No prefácio, Streeck volta-se para a discussão de seus pressupostos teóricos, suas escolhas de caminhos durante a apresentação de seu argumento e a exposição sucinta de alguns de seus achados de maior relevância. Quanto ao primeiro elemento, o referido amálgama crítico e neomarxista permite que o economista alemão veja o capitalismo como uma sequência de crises imanentes ao processo de valorização do valor; o mercado como algo reposto empiricamente a partir do entrecruzamento entre ação estratégica e as lutas distributivas coletivas “nos mercados expandidos, impulsionado por uma dinâmica relação de troca entre espaços de classes e de interesses, de um lado, e de grupo organizados e instituições políticas, de outro, com particular consideração do problema da reprodução financeira do Estado” (Streeck , 2018, p. 9) e o capital como uma espécie de sujeito capaz de assumir estratégias complexas para levar a bom termo sua valorização e expansão. Estratégias as quais operam, por exemplo, via greve de investimentos, como as antevistas por Kalecki (1943), para quem os capitalistas, vendo o pleno emprego e o poderio da classe trabalhadora aumentado, utilizariam-se daquele expediente para o enfraquecimento dos trabalhadores e para a extenuação do poder do Estado. Nesse bojo, o mercado e suas estratégias políticas, deixados por eles mesmos, sem a resistência da classe trabalhadora e de políticas voltadas para desmercadorização, poderiam, tendencialmente, tornar-se um moinho satânico com potencial para destruir a civilidade e a sociedade (cf. Polanyi, 2000).
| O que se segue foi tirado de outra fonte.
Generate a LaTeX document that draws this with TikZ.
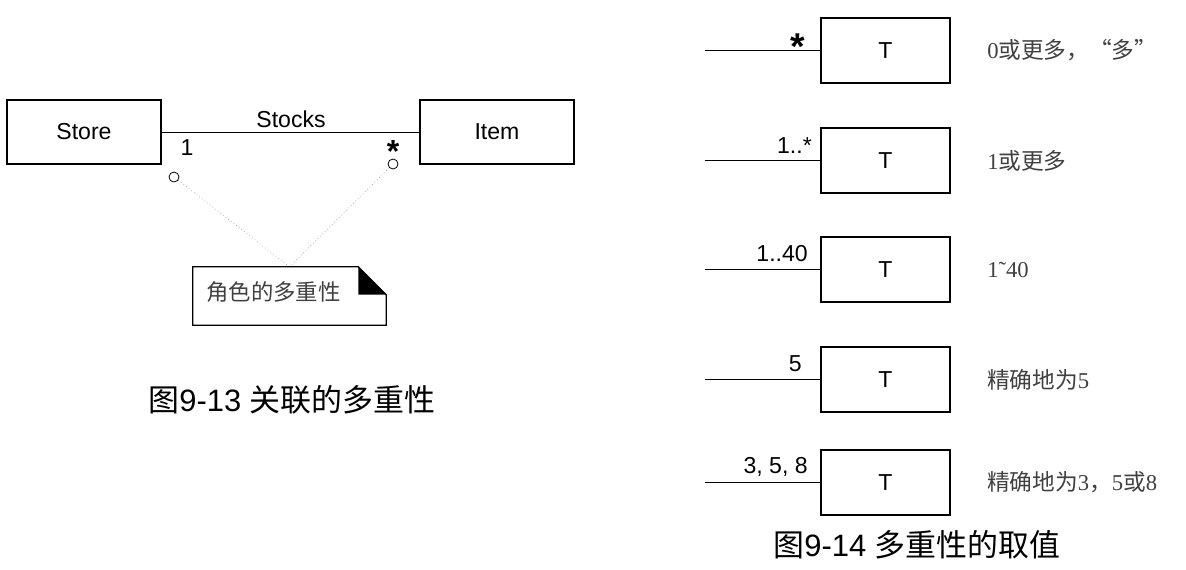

Já em relação às trilhas percorridas por Streeck, três parecem ser os elementos essenciais. Em primeiro lugar, o capitalismo democrático dos países ricos a que se refere é visto pelo economista como um período de excepcional e específica estabilidade, construída politicamente a partir de uma elite tecnocrática, frustrada com os anos 1930 e “fundada em uma economia de guerra (…) centrada no Estado, que tinha uma coisa em comum com todas as linhas partidárias: profunda e experimentada dúvida sobre a viabilidade e sustentabilidade do livre mercado capitalista” (Streeck, 2018, p. 16). Havia, portanto, uma crise de legitimidade capitalista que exigiu que os capitalistas aceitassem um regime social democrata. Em segundo lugar, esse casamento entre capitalismo e democracia não é natural, pois, dentre outras coisas, ambos operam com formas contrárias de justiça. O capitalismo pratica uma justiça de mercado baseada no desempenho individual, enquanto a democracia se baseia na universalidade de direitos a partir da justiça social. Há, além disso, uma assimetria entre as duas justiças, já que o capital tem mais condições de reagir, podendo impor crises ao conjunto da população e justificar suas reivindicações como condições para o funcionamento do sistema como um todo. Já as reivindicações dos trabalhadores são vistas como perturbações e não como necessidades ao funcionamento do sistema.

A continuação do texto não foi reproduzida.